There is nothing scary in that until it becomes an obsession. Plastic surgeons now report a troubling new Snapchat surgery trend which has many people asking to look as retouched as the Instagram and Snapchat filters they use for editing. Medical researchers from Boston conducted a study and authored an article that describes the bizarre trend as “Snapchat dysmorphia,” stressing that the filters available on the most popular photo-sharing apps are deeply affecting people’s self-esteem.

Given that Snapchat targets a younger audience of users, many of whom are going through puberty, it’s not surprising that their self-esteem is unstable. Thus, people who see soft, smooth skin, large, shiny eyes, long eyelashes, and other attractive features through a filter in a photo-sharing app will often wish they always had those features.

The report in the journal JAMA Facial Plastic Surgery explains that using those filters could cause body dysmorphic disorder, which is a mental illness that can lead to unrealistic beauty standards and tendencies toward certain beauty procedures that are often unnecessary and followed by other negative outcomes.

App filters are different than Photoshop

It was once trendy to use Photoshop to edit photos, especially in the fashion industry. Still, Snapchat filters are nothing like that and represent impossibly perfect standards of beauty, resulting in an “an unattainable look” and “blurring the line of reality and fantasy for these patients,” the report states. According to the report, this bizarre Snapchat surgery trend is causing a desire to undergo plastic surgery in order to fully look how they appear when using Snapchat filters on their own selfies.

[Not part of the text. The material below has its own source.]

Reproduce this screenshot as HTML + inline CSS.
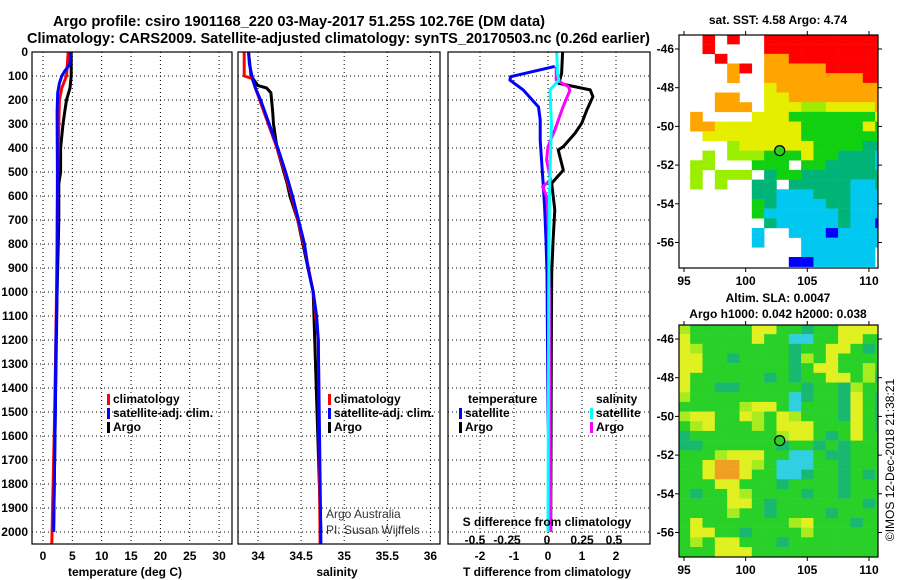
<!DOCTYPE html>
<html><head><meta charset="utf-8">
<style>
html,body{margin:0;padding:0;background:#fff;}
svg{display:block;font-family:"Liberation Sans",sans-serif;}
.t{font-size:12px;font-weight:bold;fill:#000;}
</style></head>
<body>
<svg id="fig" width="900" height="580" viewBox="0 0 900 580" xmlns="http://www.w3.org/2000/svg">
<rect width="900" height="580" fill="#fff"/>
<text x="53" y="26" class="t" style="font-size:15px" textLength="492" lengthAdjust="spacingAndGlyphs">Argo profile: csiro 1901168_220 03-May-2017 51.25S 102.76E (DM data)</text>
<text x="27" y="43" class="t" style="font-size:15px" textLength="623" lengthAdjust="spacingAndGlyphs">Climatology: CARS2009. Satellite-adjusted climatology: synTS_20170503.nc (0.26d earlier)</text>
<g id="g"></g>
</svg>
<script>
// ---- profile data (depth in m) ----
const tClimDepth = [0,100,150,200,300,500,800,1200,1600,2050];
const tClimVal   = [4.3,4.0,3.2,2.8,2.7,2.5,2.4,2.2,1.9,1.5];
const tSatDepth  = [0,50,80,100,130,170,250,500,1000,1200,1500,2000];
const tSatVal    = [4.7,4.6,3.7,3.2,2.8,2.5,2.4,2.45,2.4,2.2,2.1,1.8];
const tArgoDepth = [0,100,150,200,250,300,400,500,550,700,1000,1500,2000];
const tArgoVal   = [4.8,4.8,4.6,4.0,3.7,3.4,3.0,3.0,2.7,2.7,2.4,2.1,1.8];

const sClimDepth = [0,100,110,150,200,300,400,500,600,700,800,1000,1200,2050];
const sClimVal   = [33.84,33.84,33.93,33.97,34.02,34.12,34.22,34.31,34.39,34.46,34.53,34.64,34.70,34.72];
const sSatDepth  = [0,50,100,150,200,300,400,500,600,700,800,900,1000,1100,1200,2050];
const sSatVal    = [33.89,33.9,33.93,33.97,34.03,34.13,34.23,34.32,34.40,34.47,34.54,34.58,34.64,34.68,34.70,34.73];
const sArgoDepth = [0,100,140,150,170,250,300,400,450,500,550,600,700,1000,2000];
const sArgoVal   = [33.89,33.92,34.0,34.1,34.15,34.17,34.18,34.22,34.26,34.30,34.34,34.37,34.46,34.64,34.73];

const dtSatDepth  = [60,103,117,158,229,283,367,533,644,783,922,1500,2000];
const dtSatVal    = [0.2,-1.1,-1.12,-0.73,-0.28,-0.23,-0.23,-0.15,-0.1,-0.06,-0.03,0.0,0.08];
const dtArgoDepth = [0,89,131,158,186,242,297,339,394,408,492,547,658,783,922,1144,2000];
const dtArgoVal   = [0.43,0.4,0.32,1.24,1.32,1.14,0.99,0.79,0.45,0.3,0.45,0.11,0.2,0.15,0.11,0.1,0.08];
const dsSatDepth  = [0,89,117,158,300,600,1000,2000];
const dsSatVal    = [0.064,0.07,0.08,0.015,0.025,0.01,0.005,0.0];
const dsArgoDepth = [61,117,144,160,229,325,394,450,533,561,603,672,1000,2000];
const dsArgoVal   = [0.06,0.06,0.15,0.16,0.11,0.05,0,-0.01,0.02,-0.04,-0.01,0,0.01,0.02];

// ticks
const depthTicks = [0,100,200,300,400,500,600,700,800,900,1000,1100,1200,1300,1400,1500,1600,1700,1800,1900,2000];
const tTicks = [0,5,10,15,20,25,30];
const sTicks = [34,34.5,35,35.5,36];
const sTickLabels = ["34","34.5","35","35.5","36"];
const dtTicks = [-2,-1,0,1,2];
const dsTicks = [-0.5,-0.25,0,0.25,0.5];
const dsTickLabels = ["-0.5","-0.25","0","0.25","0.5"];
const lonTicks = [95,100,105,110];
const latTicks = [-46,-48,-50,-52,-54,-56];

// map grids: columns lon 95..111 (1 deg), rows lat -45.5..-57 (0.5 deg)
const sstGrid = [
"..R.R..RRRRRRRRRR","..R....RRRRRRRRRR","...R...OORRRRRRRR","....OR.OOOOORRRRR",
"....O..OOOOOOOORR",".......YOOOOOOOOO","...OO..YYOOOOOOOO","...OOO.YYYLLYYYYO",
".O....YYYGGGGGGGY",".OOYYYYYYYGGGGGYG","..YYYYYYYYGGGGGGG","....LYYYYYYGGGGTT",
"..L.LLLGGGYGGTTTC",".LL...GGG.GGTTTTC",".L.LLL.TGGTTTTTTT",".L.L..TT.TTTTTCCT",
"......TTCCCTTTCCC","......GTCCCCTTCCC","......GCCCCCCTCCC",".......TCCCCCTCCB",
"......C..CCCBCCCC","......C...CCCCCCC","..........CCCCCC.",".........BBCCCCC."];
const slaGrid = [
"LGGGGGYYGGTGGYYYY","YGGGGGYGGCCGGYYGG","YLGGGGGGGTGGYYGTG","YYGGTGGGGTLGYGGGG",
"YYGGGGGGGTGYYGGLG","YGGGGGGTGTGGYYGLT","YGGTTGGGGGTGGTLGG","LGGGGGGGGCTGGTYGT",
"GGGGGLYYGCGGGTYGT","LYYGGYLGYLGGGTYGT","GLYGGGLGYYYGGGYGT","TGGGGGGGLYYGTGYGG",
"TTGGGGGGTGGTGTGGG","GGGLYYYGGCCGTTGGG","GGYOOYLGCCCGGTGGG","GGYOOYGGCCTGGTGTG",
"GGGYYGGGTGGGGTGGG","GTGGYLGGGGTGGTGGG","GGGGYYGTGGGGGGGTG","GGGGLGGTGGGGTGGGG",
"GYGGGGGGGLYGGGTGG","GYYGGTGGGGLGGGGGG","GLGYYGGGTGGGGGGGG","GGGYYYGGGGGGGGGGG"];
const argoLon = 102.76, argoLat = -51.25;

const NS="http://www.w3.org/2000/svg";
const G=document.getElementById('g');
function el(tag,attrs,parent){const e=document.createElementNS(NS,tag);for(const k in attrs)e.setAttribute(k,attrs[k]);(parent||G).appendChild(e);return e;}
function txt(x,y,s,anchor,parent,cls,extra){const e=el('text',Object.assign({x:x,y:y,'text-anchor':anchor||'start',class:cls||'t'},extra||{}),parent);e.textContent=s;return e;}

const TOP=52, BOT=544;
const yD = d => TOP + d*0.24;
const panels = [
 {x0:32,x1:232, f:v=>43+v*5.87},
 {x0:238,x1:440, f:v=>258+(v-34)*86.2},
 {x0:448,x1:650, f:v=>548+v*34}
];
const fS = v => 548 + v*136;

function drawGrid(p, xt, name){
  const g=el('g',{});
  
  
  depthTicks.forEach(d=>{ if(d>0) el('line',{x1:p.x0,x2:p.x1,y1:yD(d),y2:yD(d),stroke:'#000','stroke-width':1,'stroke-dasharray':'1,3'},g);});
  xt.forEach(v=>{const x=p.f(v); el('line',{x1:x,x2:x,y1:TOP,y2:BOT,stroke:'#000','stroke-width':1,'stroke-dasharray':'1,3'},g);});
}
function drawFrame(p,name){
  const r=el('rect',{x:p.x0,y:TOP,width:p.x1-p.x0,height:BOT-TOP,fill:'none',stroke:'#000','stroke-width':1.2});
  
  
}
function drawLine(depths,vals,fx,color,name){
  const pts=depths.map((d,i)=>fx(vals[i]).toFixed(1)+','+yD(d).toFixed(1)).join(' ');
  const l=el('polyline',{points:pts,fill:'none',stroke:color,'stroke-width':3,'stroke-linejoin':'round'});
  
  
}
drawGrid(panels[0],tTicks,'temperature');
drawLine(tArgoDepth,tArgoVal,panels[0].f,'#000','temperature-argo-line');
drawLine(tClimDepth,tClimVal,panels[0].f,'#f00','temperature-climatology-line');
drawLine(tSatDepth,tSatVal,panels[0].f,'#00f','temperature-satellite-line');
drawFrame(panels[0],'temperature');
drawGrid(panels[1],sTicks,'salinity');
drawLine(sArgoDepth,sArgoVal,panels[1].f,'#000','salinity-argo-line');
drawLine(sClimDepth,sClimVal,panels[1].f,'#f00','salinity-climatology-line');
drawLine(sSatDepth,sSatVal,panels[1].f,'#00f','salinity-satellite-line');
drawFrame(panels[1],'salinity');
drawGrid(panels[2],dtTicks,'difference');
drawLine(dtArgoDepth,dtArgoVal,panels[2].f,'#000','t-diff-argo-line');
drawLine(dtSatDepth,dtSatVal,panels[2].f,'#00f','t-diff-satellite-line');
drawLine(dsArgoDepth,dsArgoVal,fS,'#f0f','s-diff-argo-line');
drawLine(dsSatDepth,dsSatVal,fS,'#0ff','s-diff-satellite-line');
drawFrame(panels[2],'difference');

depthTicks.forEach(d=>{const t=txt(28,yD(d)+4,String(d),'end');
 
 });
tTicks.forEach(v=>{const t=txt(panels[0].f(v),560,String(v),'middle');
 
 });
sTicks.forEach((v,i)=>{const t=txt(panels[1].f(v),560,sTickLabels[i],'middle');
 
 });
dtTicks.forEach(v=>{const t=txt(panels[2].f(v),560,String(v),'middle');
 
 });
const dsLabelX=[475,507,547,582,614];
dsTicks.forEach((v,i)=>{const t=txt(dsLabelX[i],544,dsTickLabels[i],'middle');
 
 });

function legend(x,y,color,label,name){
  const m=el('rect',{x:x,y:y-9,width:3,height:11,fill:color});
  
  
  const t=txt(x+6,y,label,'start');
  
  
}
legend(107,403,'#f00','climatology','legend-climatology-temp');
legend(107,417,'#00f','satellite-adj. clim.','legend-satellite-temp');
legend(107,431,'#000','Argo','legend-argo-temp');
legend(328,403,'#f00','climatology','legend-climatology-sal');
legend(328,417,'#00f','satellite-adj. clim.','legend-satellite-sal');
legend(328,431,'#000','Argo','legend-argo-sal');
legend(459,417,'#00f','satellite','legend-t-satellite');
legend(459,431,'#000','Argo','legend-t-argo');
legend(590,417,'#0ff','satellite','legend-s-satellite');
legend(590,431,'#f0f','Argo','legend-s-argo');
</script>
<script>
(function(){
const NS="http://www.w3.org/2000/svg";const G=document.getElementById('g');
function el(tag,attrs,parent){const e=document.createElementNS(NS,tag);for(const k in attrs)e.setAttribute(k,attrs[k]);(parent||G).appendChild(e);return e;}
function txt(x,y,s,anchor,extra){const e=el('text',Object.assign({x:x,y:y,'text-anchor':anchor,class:'t'},extra||{}));e.textContent=s;return e;}
let t;
t=txt(468,403,'temperature','start');


t=txt(596,403,'salinity','start');


t=txt(326,518,'Argo Australia','start',{style:'font-weight:normal;fill:#333'});


t=txt(326,534,'PI: Susan Wijffels','start',{style:'font-weight:normal;fill:#333'});


t=txt(547,526,'S difference from climatology','middle');


t=txt(125,576,'temperature (deg C)','middle');


t=txt(337,576,'salinity','middle');


t=txt(547,576,'T difference from climatology','middle');



const colors={R:'#ff0000',O:'#ffa500',Y:'#e6ee00',L:'#9cee00',G:'#10d010',T:'#00b478',C:'#00c8f0',B:'#0000ff'};
const slaColors={G:'#28d028',Y:'#e0f020',L:'#a8ec20',T:'#18b870',C:'#30d0e0',O:'#f0a020'};
const X0=679,X1=878, fx=lon=>684+(lon-95)*12.33;
function drawMap(y0,y1,grid,cmap,name,id){
  const fy=lat=>y0+14+(-46-lat)*19.35;
  const g=el('g',{});
  
  
  const cp=el('clipPath',{id:id},g);el('rect',{x:X0,y:y0,width:X1-X0,height:y1-y0},cp);
  const cells=el('g',{'clip-path':'url(#'+id+')'},g);
  el('rect',{x:X0,y:y0,width:X1-X0,height:y1-y0,fill:'#fff'},cells);
  grid.forEach((row,r)=>{const lat=-45.5-0.5*r;
    for(let c=0;c<row.length;c++){const ch=row[c];if(!cmap[ch])continue;const lon=95+c;
      const cell=el('rect',{x:fx(lon-0.5),y:fy(lat+0.25),width:12.6,height:9.9,fill:cmap[ch]},cells);
      
      }
  });
  const dot=el('circle',{cx:fx(argoLon),cy:fy(argoLat),r:5,fill:'#30d020',stroke:'#000','stroke-width':1.2},g);
  
  
  el('rect',{x:X0,y:y0,width:X1-X0,height:y1-y0,fill:'none',stroke:'#000','stroke-width':1.2},g);
  lonTicks.forEach(v=>{el('line',{x1:fx(v),x2:fx(v),y1:y0,y2:y0-4,stroke:'#000'},g);el('line',{x1:fx(v),x2:fx(v),y1:y1,y2:y1+4,stroke:'#000'},g);
    const l=txt(fx(v),y1+17,String(v),'middle');
    
    });
  latTicks.forEach(v=>{el('line',{x1:X0,x2:X0-4,y1:fy(v),y2:fy(v),stroke:'#000'},g);el('line',{x1:X1,x2:X1+4,y1:fy(v),y2:fy(v),stroke:'#000'},g);
    const l=txt(674,fy(v)+4,String(v),'end');
    
    });
}
drawMap(35,268,sstGrid,colors,'sst-map','clipA');
drawMap(325,557,slaGrid,slaColors,'sla-map','clipB');
t=txt(778,24,'sat. SST: 4.58 Argo: 4.74','middle');


t=txt(778,302,'Altim. SLA: 0.0047','middle');


t=txt(778,318,'Argo h1000: 0.042 h2000: 0.038','middle');


t=txt(0,0,'©IMOS 12-Dec-2018 21:38:21','middle',{transform:'translate(894,460) rotate(-90)',style:'font-weight:normal'});


})();
</script>
</body></html>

Nowadays, many people use different apps to make themselves look different, thinner, free of acne, and with large, shiny eyes, thinking the photos truly show how they can look. According to the report, patients are mostly requesting nose jobs when coming to a plastic surgeon after using Snapchat.

The Guardian reports that this is only the most recent study on the difficulty of distinguishing between what’s real and their life on social media networks. The report adds that such behavior can have negative impacts on users’ wellbeing.